August 3, 2016 – San Diego, CA DuPont has asked a federal judge in Ohio to reconsider a decision to try two additional cases in a multidistrict litigation involving the company’s Teflon brand, Law360 reported Monday.
U.S. District Judge Edmund A. Sargus decided in June to fast-track two additional cases for trial after two of the five selected bellwether trials ended in settlements earlier this year.
DuPont, which is facing roughly 3,500 suits in Ohio federal court, said the judge’s decision would prejudice the cases because the company would not have enough time to prepare.

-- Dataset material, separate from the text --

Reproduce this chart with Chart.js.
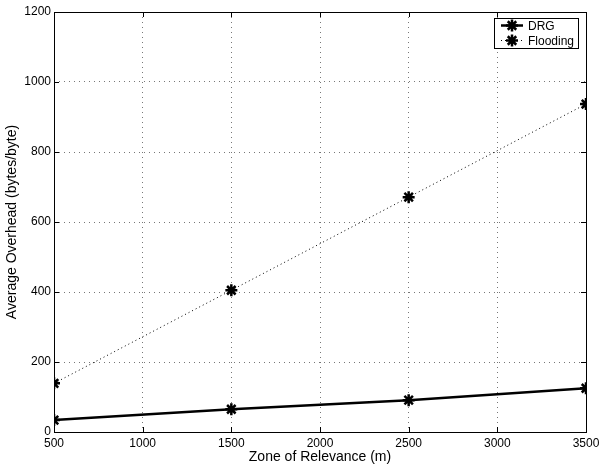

“Far from advancing the goals of the MDL process, and contrary to fundamental principles of fairness and equity, these decisions and orders deprive DuPont of a full and fair opportunity to prepare its defenses, shift the balance in these cases even further in favor of the [plaintiffs’ steering committee], and ensure that the upcoming trials will have minimal impact on the overall resolution of this MDL,” the company wrote in an objection, as reported by Law360.
DuPont is fighting allegations that its illegal dumping of millions of tons of toxic chemicals used to make Teflon sickened residents in Ohio and West Virginia in the 1980s and 90s.
A class action settled in the early 2000s led to the findings that PFAO, a chemical used to make Teflon, could cause certain cancers, ulcerative colitis, pregnancy-induced hypertension, and other conditions. The company was accused of dumping millions of tons of PFOA near its plant in West Virginia, poisoning the water supplies of nearby residents.
Plaintiffs in the current MDL have been diagnosed with one of six conditions determined to be caused by PFOA. The cases were consolidated in Ohio federal court in 2013.
The first bellwether case ended with $1.6 million in damages awarded to a woman with kidney cancer, the second settled, and the third ended in July with $5.6 million awarded to a man with testicular cancer.
Before the third case ended last month, however, the two remaining bellwether cases scheduled to go to trial settled. It was then that Judge Sargus allowed the plaintiff’s steering committee to choose two new cases to be tried, the first in November and the second in January 2017.
“By focusing all of the attention on a small fraction of the cases in this MDL (cancer cases accounting for only 8% of the cases filed), while pushing all other cases to the backburner and not requiring the [plaintiffs’ steering committee] to provide even basic information about them, the court has eliminated any incentive the [plaintiffs’ steering committee] might otherwise have to screen and take responsibility for those cases, which has been and remains a significant impediment to resolution discussions,” the company wrote.
DuPont is facing a 40-trial-per-year pace, with the “sickest” cancer cases being tried in 2017 per Judge Sargus’ request.